Long before it had an English name, the shore here was Sasqua — an Indigenous village of Quiripi-speaking people, part of the Paugussett and Pequot world of the Connecticut coast. In 1639 it became the western edge of the new town of Fairfield, known simply as "Mill River" for the grist mill turning on its banks by 1662. A wharf went in by 1769, and the little river mouth on Long Island Sound began its long life as a working harbor.
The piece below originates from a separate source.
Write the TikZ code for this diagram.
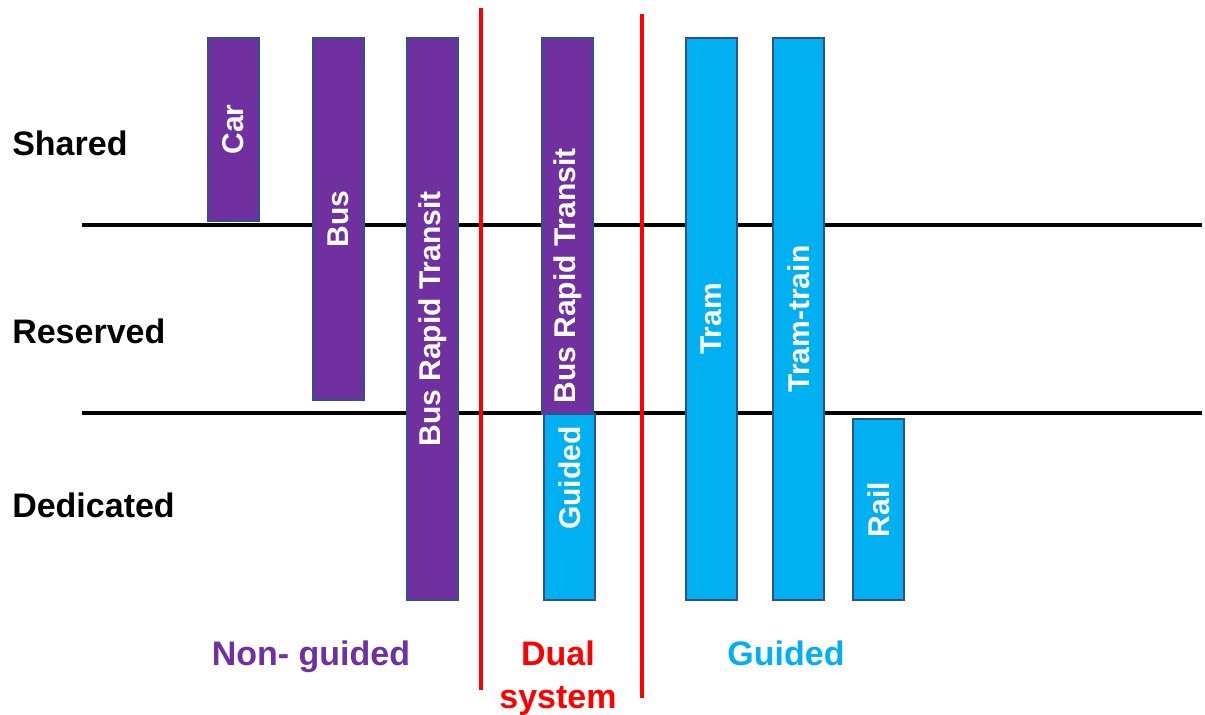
\documentclass[tikz,border=0pt]{standalone}
\usepackage{fontspec}
\setmainfont{Liberation Sans}
\definecolor{roadpurple}{HTML}{7030A0}
\definecolor{railcyan}{HTML}{00B0F0}
\definecolor{barline}{HTML}{2F528F}
\definecolor{divred}{HTML}{FF0000}
\begin{document}
\begin{tikzpicture}[x=0.75pt,y=-0.75pt,
  barbox/.style 2 args={draw=barline,line width=1.1pt,inner sep=0pt,outer sep=0pt,
    anchor=north west,minimum width=#1*0.75pt,minimum height=#2*0.75pt},
  nonguided/.style={fill=roadpurple},
  guidedfill/.style={fill=railcyan},
  bartext/.style={rotate=90,text=white,inner sep=0pt,
    font=\fontsize{22.5pt}{26pt}\selectfont\bfseries},
  rowlabel/.style={anchor=base west,inner sep=0pt,
    font=\fontsize{25.5pt}{30pt}\selectfont\bfseries},
  grouplabel/.style={anchor=base,inner sep=0pt,align=center,
    font=\fontsize{25.5pt}{32.25pt}\selectfont\bfseries},
  level/.style={line width=2.3pt,black},
  divider/.style={line width=2.3pt,divred}]
\useasboundingbox (0,0) rectangle (1205,714);

% level boundaries
\coordinate (l1a) at (82,225);  \coordinate (l1b) at (1202,225);
\coordinate (l2a) at (82,413);  \coordinate (l2b) at (1202,413);
\draw[level] (l1a) -- (l1b);
\draw[level] (l2a) -- (l2b);

% category dividers
\coordinate (d1a) at (481,8);   \coordinate (d1b) at (481,690);
\coordinate (d2a) at (642,14);  \coordinate (d2b) at (642,698);
\draw[divider] (d1a) -- (d1b);
\draw[divider] (d2a) -- (d2b);

% row labels
\node[rowlabel] (shared)    at (12,155) {Shared};
\node[rowlabel] (reserved)  at (12,343) {Reserved};
\node[rowlabel] (dedicated) at (12,517) {Dedicated};

% non-guided modes
\node[barbox={51}{183},nonguided] (car) at (208,38) {};
\node[barbox={51}{362},nonguided] (bus) at (313,38) {};
\node[barbox={51}{562},nonguided] (brt) at (407,38) {};
\node[bartext] at (car.center) {Car};
\node[bartext] at (bus.center) {Bus};
\node[bartext] at (brt.center) {Bus Rapid Transit};

% dual system
\node[barbox={51}{376},nonguided] (dualbrt) at (542,38) {};
\node[barbox={51}{186},guidedfill] (dualguided) at (544,414) {};
\node[bartext] at (567.5,276) {Bus Rapid Transit};
\node[bartext] at (569.5,478) {Guided};

% guided modes
\node[barbox={51}{562},guidedfill] (tram) at (686,38) {};
\node[barbox={51}{562},guidedfill] (tramtrain) at (773,38) {};
\node[barbox={51}{181},guidedfill] (rail) at (853,419) {};
\node[bartext] at (tram.center) {Tram};
\node[bartext] at (tramtrain.center) {Tram-train};
\node[bartext] at (rail.center) {Rail};

% category labels (a two-line node sits on its last baseline)
\node[grouplabel,text=roadpurple] (ngl) at (311,665) {Non- guided};
\node[grouplabel,text=divred] (dsl) at (558,708) {Dual\\system};
\node[grouplabel,text=railcyan] (gl) at (786,665) {Guided};
\end{tikzpicture}
\end{document}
Our Southport logo carries an oyster over "Connecticut · Est. 1636" — the shared shoreline emblem of every Merlin Classics Connecticut town, marking the founding of the Connecticut Colony. Printed black-and-white with the worn look of an old oyster-crate label or shoreline signage, the oyster reads as the Connecticut shore in shorthand: the Sound, the harbors, the shellfish beds. It suits Southport especially well — this was a working harbor that shipped oysters right alongside its famous onions.
Why People Visit Southport Connecticut
- Walk the Southport Historic District along Harbor Road and Pequot Avenue, lined with post-1779 Greek Revival and Federal captain's houses.
- Visit the Pequot Library (1894), a stone Richardsonian-Romanesque landmark with reading rooms and cultural programming.
- Look out over Southport Harbor at the mouth of the Mill River, with sailboats and the Pequot Yacht Club.
- Relax at Southport Beach, a small cove looking toward the harbor mouth on Long Island Sound.
- Find the Meeker House (about 1766), the lone survivor of the 1779 burning.